Numéro 12 - Retour au sommaire

"L'eclaireur n'a qu'une parole"

Ecrit par Alain Michel - Historien

S O I S C H I C

Lettre à un jeune Juif

Mon cher jeune ami,

Ne t’étonne pas de recevoir une longue lettre de moi que tu ne connais même pas. Nous ne nous sommes jamais vus et qui sait si un jour nous nous rencontrerons…

Ne t’étonne pas de recevoir cette lettre car dans la vie il faut toujours s’attendre à recevoir un appel de dehors, si, au-dedans de soi, on fait taire sa conscience.

Quand on m’a dit, mon cher jeune frère, que tu allais tranquillement te confesser à un prêtre catholique pour ne pas attirer l’attention sur toi, je me suis demandé si tu avais une conscience.

Conscience de Juif, tout d’abord.

Pour l’avoir éprouvé dans ton propre destin, tu sais que notre communauté juive souffre et que nous avons sombré dans un gouffre de malheur. Qui nous tirera de là sinon nous-mêmes, jeunes Juifs ? Quand le jour de la délivrance sonnera, de nos propres forces nous devrons nous redresser. En attendant, cachés et soignés par des amis généreux, compréhensifs et fraternels, nous devons nous préparer à nos futures actions de sauvetage. Comment nous y préparer ? En n’oubliant pas que nous appartenons à la famille juive, en cherchant à connaître notre judaïsme, et surtout en restant des hommes intègres, honnêtes, droits, forts et courageux. Ou crois-tu que nous mériterions l’estime des autres et un meilleur destin par la lâcheté, les mensonges et les petites combines ?

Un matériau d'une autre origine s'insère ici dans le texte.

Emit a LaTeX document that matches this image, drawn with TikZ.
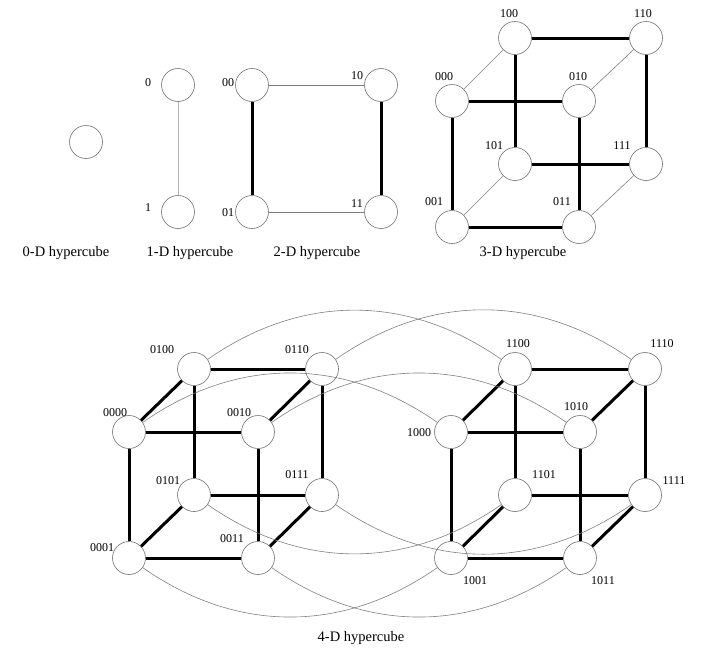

Conscience d’un bon fils, ensuite. Aurais-tu déjà oublié tes parents qui, si Dieu leur a prêté vie, ne supportent leurs souffrances actuelles qu’avec l’espoir de retrouver – un jour prochain je l’espère – leur fils. T’imagines-tu la peine que tu leur fais s’ils retrouvent un traître ou un menteur ? Car tu t’es engagé sur une pente où tu seras irrésistiblement entraîné, soit vers le parjure soit vers le mensonge. Et seule ta conscience d’homme, ta conscience tout court saura t’arrêter.

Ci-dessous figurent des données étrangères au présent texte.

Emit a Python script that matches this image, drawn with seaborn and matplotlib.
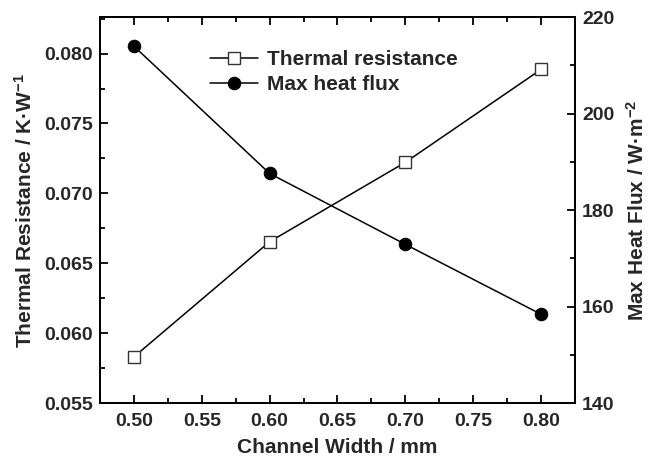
import matplotlib
matplotlib.use("Agg")
import matplotlib.pyplot as plt
import seaborn as sns
import numpy as np

# Data
channel_width = [0.50, 0.60, 0.70, 0.80]
thermal_resistance = [0.0583, 0.06654, 0.07222, 0.07887]
max_heat_flux = [214.0, 187.6, 172.9, 158.4]
left_ticks = [0.055, 0.060, 0.065, 0.070, 0.075, 0.080]
right_ticks = [140, 160, 180, 200, 220]
x_ticks = [0.50, 0.55, 0.60, 0.65, 0.70, 0.75, 0.80]

sns.set_theme(style="ticks")
plt.rcParams['font.family'] = ['Liberation Sans', 'DejaVu Sans']
plt.rcParams['font.weight'] = 'bold'
plt.rcParams['mathtext.fontset'] = 'custom'
plt.rcParams['mathtext.rm'] = 'Liberation Sans:bold'
plt.rcParams['mathtext.bf'] = 'Liberation Sans:bold'
plt.rcParams['mathtext.default'] = 'bf'

fig = plt.figure(figsize=(6.54, 4.62), dpi=100)
ax = fig.add_axes([0.1529, 0.1277, 0.7263, 0.8349])
ax2 = ax.twinx()

sns.lineplot(x=channel_width, y=thermal_resistance, ax=ax, color='black', lw=1.1,
             marker='s', markersize=8, markerfacecolor='white', markeredgecolor='#333333',
             markeredgewidth=1.0, label='Thermal resistance', legend=False)
sns.lineplot(x=channel_width, y=max_heat_flux, ax=ax2, color='black', lw=1.1,
             marker='o', markersize=9, markerfacecolor='black', markeredgecolor='black',
             label='Max heat flux', legend=False)

ax.set_xlim(0.475, 0.825)
ax.set_ylim(0.055, 0.0826)
ax2.set_ylim(140, 220)
ax.set_xticks(x_ticks)
ax.set_xticklabels([f"{v:.2f}" for v in x_ticks])
ax.set_yticks(left_ticks)
ax.set_yticklabels([f"{v:.3f}" for v in left_ticks])
ax2.set_yticks(right_ticks)
ax2.set_yticklabels([str(v) for v in right_ticks])

from matplotlib.ticker import AutoMinorLocator
ax.xaxis.set_minor_locator(AutoMinorLocator(2))
ax.yaxis.set_minor_locator(AutoMinorLocator(2))
ax2.yaxis.set_minor_locator(AutoMinorLocator(2))

for a in (ax, ax2):
    for s in a.spines.values():
        s.set_visible(True)
        s.set_linewidth(1.3)
        s.set_color('black')

ax.tick_params(axis='x', which='both', direction='in', top=True, bottom=True, labelsize=14, pad=7)
ax.tick_params(axis='y', which='both', direction='in', left=True, right=False, labelsize=14, pad=5)
ax.tick_params(which='major', length=6, width=1.3, color='black')
ax.tick_params(which='minor', length=3.5, width=1.3, color='black')
ax2.tick_params(axis='y', which='both', direction='in', right=True, left=False, labelsize=14, pad=5)
ax2.tick_params(which='major', length=6, width=1.3, color='black')
ax2.tick_params(which='minor', length=3.5, width=1.3, color='black')

for lab in ax.get_xticklabels() + ax.get_yticklabels() + ax2.get_yticklabels():
    lab.set_fontweight('bold')

ax.set_xlabel("Channel Width / mm", fontsize=15, fontweight='bold', labelpad=6)
ax.set_ylabel(r"Thermal Resistance / K·W$^{-1}$", fontsize=15, fontweight='bold', labelpad=6)
ax2.set_ylabel(r"Max Heat Flux / W·m$^{-2}$", fontsize=15, fontweight='bold', labelpad=8)

handles = [ax.get_lines()[0], ax2.get_lines()[0]]
labels = ['Thermal resistance', 'Max heat flux']
ax.legend(handles, labels, loc='upper left', bbox_to_anchor=(0.215, 0.937), borderaxespad=0,
          frameon=False, numpoints=1, handlelength=2.3, handletextpad=0.4, labelspacing=0.3,
          prop={'size': 15, 'weight': 'bold'})

fig.savefig("out.png", dpi=100)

Essaie de comprendre, mon grand, qu’il y a une différence entre tout ce réseau de non-vérités matérielles dans lequel nous sommes entissés – parce qu’une législation d’injustice et de brutalité nous y force – et un mensonge qu’on dirait à un ami, ou même à Dieu. Or tu mens à Dieu. Tu abuses de la religion, tu réduis la religion à une simple formalité à laquelle on peut hypocritement adhérer sans ferveur ni sincérité, sans y penser, sans y croire le premier mot.

Écoute-moi bien. Tu as deux possibilités pour cesser ton jeu dangereux. L’une c’est de dire carrément samedi prochain à ton curé QUI TU ES et que tu es las de continuer ce mensonge. Tu lui demanderas de garder le secret et de t’aider à rester un bon Juif. S’il est intelligent et bon, il t’aidera.

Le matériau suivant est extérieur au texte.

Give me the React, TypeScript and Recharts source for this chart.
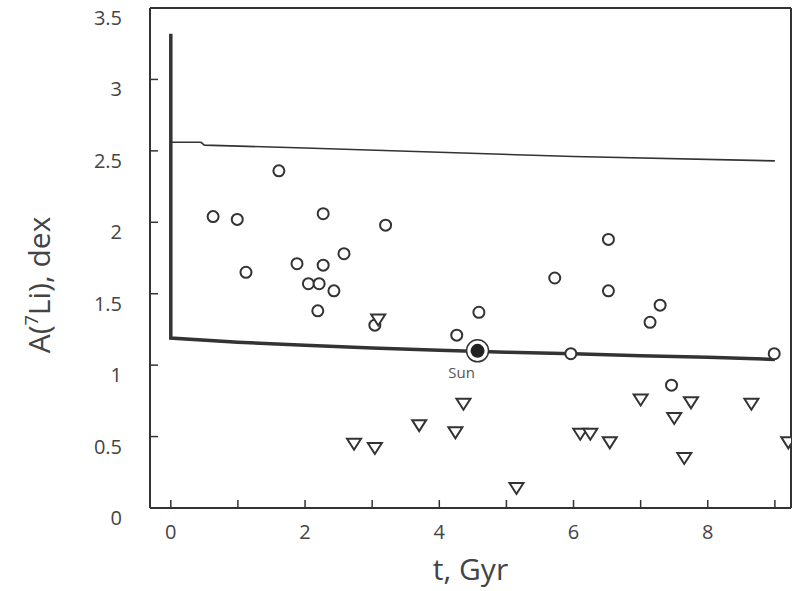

Ou bien n’y va plus. On n’a jamais pu ni voulu forcer la conscience d’un jeune garçon. Dis que cela ne te plaît plus si tu ne veux pas donner la vraie explication. Et, en somme, tu peux changer de place. L’assistante qui te porte cette lettre te conseillera.

En attendant, je te demande de sentir dans ce message l’appel du judaïsme tout entier : tous les Juifs qui restent encore te tendent la main, tous ensemble nous rebâtirons, nous referons notre peuple, nous revivrons librement notre religion, bientôt, dans un monde pacifié. Mais il n’y aura pas de lâche parmi nous.

CHALOM (paix) et ‘HAZAK (courage) !!